Although the VO does provide some data exploration tools, it doesn’t yet fulfill the scientific potential enabled by this wealth of data. Rather, many such tools are being developed by individual researchers and groups to mine knowledge from the vast data resources. The emerging bridge field of astroinformatics—analogous to bioinformatics, geoinformatics, and other “x-informatics”—connects astronomy with computer science and engineering, statistics, and other sources of data exploration and knowledge-discovery methodologies. Over the past decade, the growing astroinformatics community has developed many such tools and shared them broadly, leading to numerous new insights.
The sheer size of modern astronomical data sets enables systematic studies of unprecedented scope.

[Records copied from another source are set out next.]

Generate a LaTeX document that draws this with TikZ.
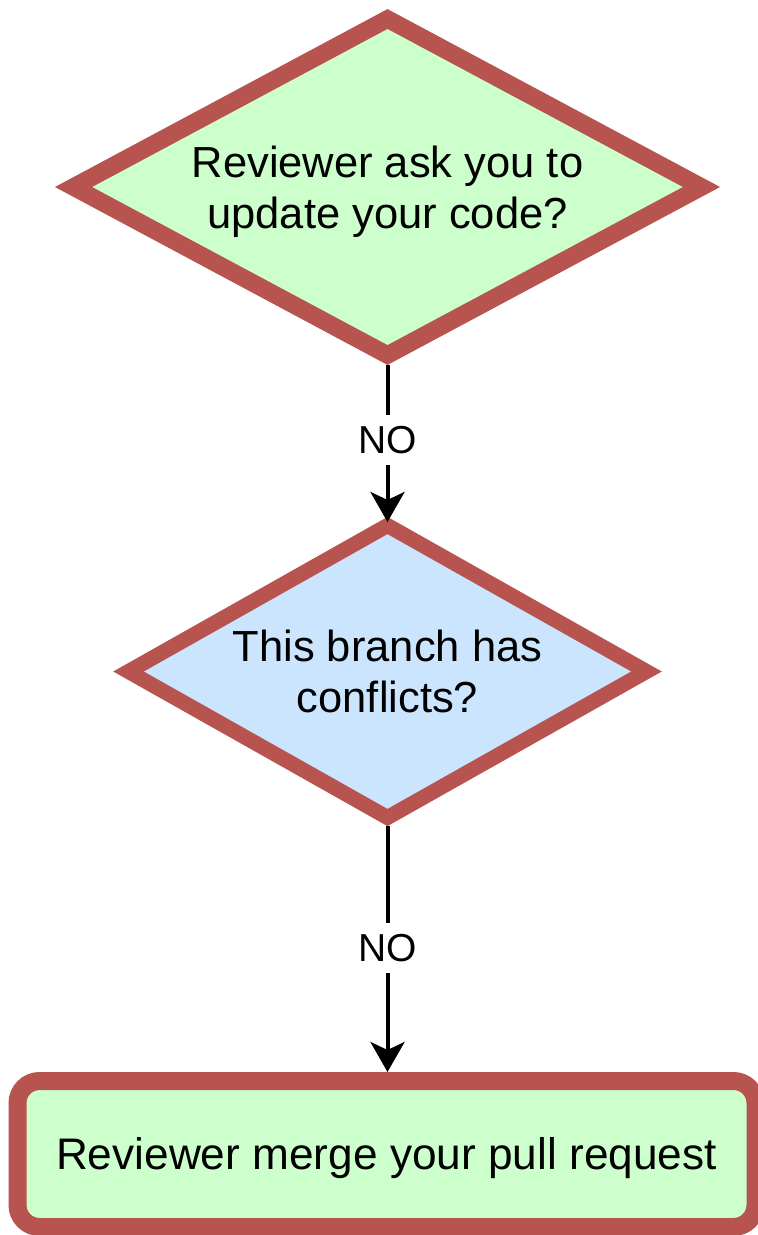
\documentclass[tikz,border=0pt]{standalone}
\usepackage{fontspec}
\setmainfont{Liberation Sans}
\usetikzlibrary{shapes.geometric,arrows.meta}
\definecolor{strokered}{HTML}{B85450}
\definecolor{fillgreen}{HTML}{CCFFCC}
\definecolor{fillblue}{HTML}{CCE5FF}
\tikzset{
  decision/.style={shape=diamond, draw=strokered, inner sep=0pt, outer sep=0pt,
    align=center, font=\fontsize{43.5}{51}\selectfont, text height=82pt, text depth=0pt},
  endbox/.style={shape=rectangle, draw=strokered, fill=fillgreen, line width=18pt,
    rounded corners=22pt, inner sep=0pt, outer sep=0pt,
    font=\fontsize{44.2}{52}\selectfont, text height=31pt, text depth=0pt},
  flowarrow/.style={line width=4pt, -{Stealth[length=30pt, width=34pt, inset=8pt]}},
  nolabel/.style={fill=white, inner xsep=3pt, inner ysep=11pt,
    font=\fontsize{39}{46}\selectfont}
}
\begin{document}
\begin{tikzpicture}[x=1pt,y=-1pt]
\useasboundingbox (0,0) rectangle (758,1235);
\node[decision, fill=fillgreen, line width=17.5pt, aspect=1.87,
  minimum width=628pt, minimum height=336pt] (d1) at (387.5,187)
  {Reviewer ask you to\\update your code?};
\node[decision, fill=fillblue, line width=15pt, aspect=1.77,
  minimum width=518pt, minimum height=292pt] (d2) at (387.5,671.5)
  {This branch has\\conflicts?};
\node[endbox, minimum width=738pt, minimum height=146pt] (r) at (386.5,1154)
  {Reviewer merge your pull request};
\draw[flowarrow, shorten <=10pt, shorten >=3.5pt] (d1.south) -- (d2.north)
  node[nolabel, pos=0.5] (l1) {NO};
\draw[flowarrow, shorten <=8pt, shorten >=9pt] (d2.south) -- (d2.south |- r.north)
  node[nolabel, pos=0.495] (l2) {NO};
\end{tikzpicture}
\end{document}
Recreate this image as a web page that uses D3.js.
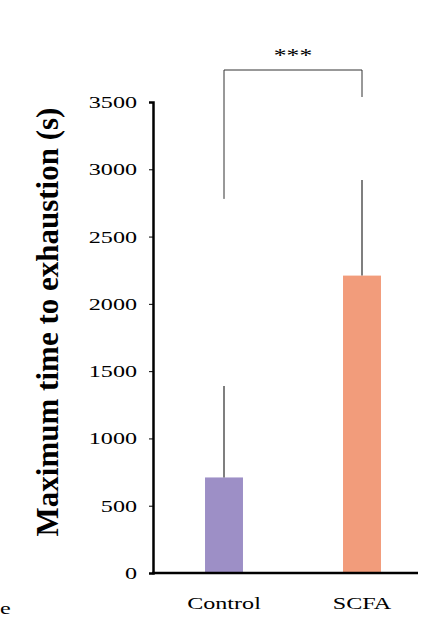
<!DOCTYPE html>
<html><head><meta charset="utf-8">
<script src="https://cdn.jsdelivr.net/npm/d3@7"></script>
<style>body{margin:0;background:#fff}</style>
</head><body>
<svg id="c" width="442" height="634"></svg>
<script>
const categories = ["Control", "SCFA"];
const means = [710, 2210];
const errorTops = [1390, 2920];
const barColors = ["#9d8fc6", "#f29c7b"];
const yTicks = [0, 500, 1000, 1500, 2000, 2500, 3000, 3500];
const bracketStart = 2780;

const svg = d3.select("#c");
const font = "'Liberation Serif', 'Times New Roman', serif";
const sx = 1.42; // horizontal stretch of the reference text

// Scales
const x = d3.scaleBand().domain(categories).range([155, 431]).paddingInner(0.725).paddingOuter(0.3625);
const y = d3.scaleLinear().domain([0, 3500]).range([573, 102]);

// Bars
svg.selectAll(".bar").data(categories).enter().append("rect")
  .attr("x", d => x(d)).attr("width", x.bandwidth())
  .attr("y", (d, i) => y(means[i])).attr("height", (d, i) => y(0) - y(means[i]))
  .attr("fill", (d, i) => barColors[i]);

// Error bars (upper only)
svg.selectAll(".err").data(categories).enter().append("line")
  .attr("x1", d => x(d) + x.bandwidth() / 2).attr("x2", d => x(d) + x.bandwidth() / 2)
  .attr("y1", (d, i) => y(means[i])).attr("y2", (d, i) => y(errorTops[i]))
  .attr("stroke", "#555").attr("stroke-width", 1.5);

// Y axis
const yAxis = svg.append("g").attr("transform", "translate(153,0)")
  .call(d3.axisLeft(y).tickValues(yTicks).tickFormat(d3.format("d")).tickSize(4).tickPadding(16));
yAxis.select(".domain").attr("stroke", "#000").attr("stroke-width", 2.5);
yAxis.selectAll(".tick text").attr("font-family", font).attr("font-size", 17).attr("fill", "#000")
  .attr("x", -16 / sx).attr("transform", `scale(${sx},1)`);

// X axis line
svg.append("line").attr("x1", 152).attr("x2", 418).attr("y1", y(0)).attr("y2", y(0))
  .attr("stroke", "#000").attr("stroke-width", 2.5);

// Category labels
svg.selectAll(".cat").data(categories).enter().append("text")
  .attr("transform", d => `translate(${x(d) + x.bandwidth() / 2},609) scale(${sx},1)`)
  .attr("text-anchor", "middle").attr("font-family", font).attr("font-size", 17)
  .text(d => d);

// Significance bracket
const cx = categories.map(d => x(d) + x.bandwidth() / 2);
svg.append("path")
  .attr("d", `M${cx[0]},${y(bracketStart)}V70H${cx[1]}V97`)
  .attr("fill", "none").attr("stroke", "#333").attr("stroke-width", 1);
svg.append("text").attr("transform", `translate(${(cx[0] + cx[1]) / 2},62) scale(${sx},1)`)
  .attr("text-anchor", "middle").attr("font-family", font).attr("font-size", 18)
  .text("***");

// Y label
svg.append("text").attr("transform", "translate(58,322) rotate(-90)")
  .attr("text-anchor", "middle").attr("font-family", font).attr("font-size", 31)
  .attr("font-weight", "bold").text("Maximum time to exhaustion (s)");

svg.append("text").attr("transform", `translate(0,614) scale(${sx},1)`).attr("font-family", font)
  .attr("font-size", 17).text("e");
</script>
</body></html>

We can investigate the structure of our galaxy, the organization and evolution of families of galaxies and large-scale structures in the universe, quasars and other objects powered by supermassive black holes, the nature of dark matter and dark energy, planetary systems around other stars, the population of potentially hazardous asteroids, and much more.
Because the progress in information technology does not show any signs of slowing down, the scope of astronomy continues to expand. Through our measurements, we are mapping the physical universe to a vast data cyberspace. We are standing at a frontier, but definitely not the final one.
Astronomy is not unique. A similar story is unfolding in essentially every other field of science. All sciences are being transformed by big data, with similar challenges and solutions. The emerging methodology serves as the new universal language of science, akin to the roles played by mathematics and statistics in the past. Collectively, we are redeveloping the scientific method for the computationally enabled, data-intensive science of the 21st century. Who knows what great discoveries will emerge from this technology-driven evolutionary transformation?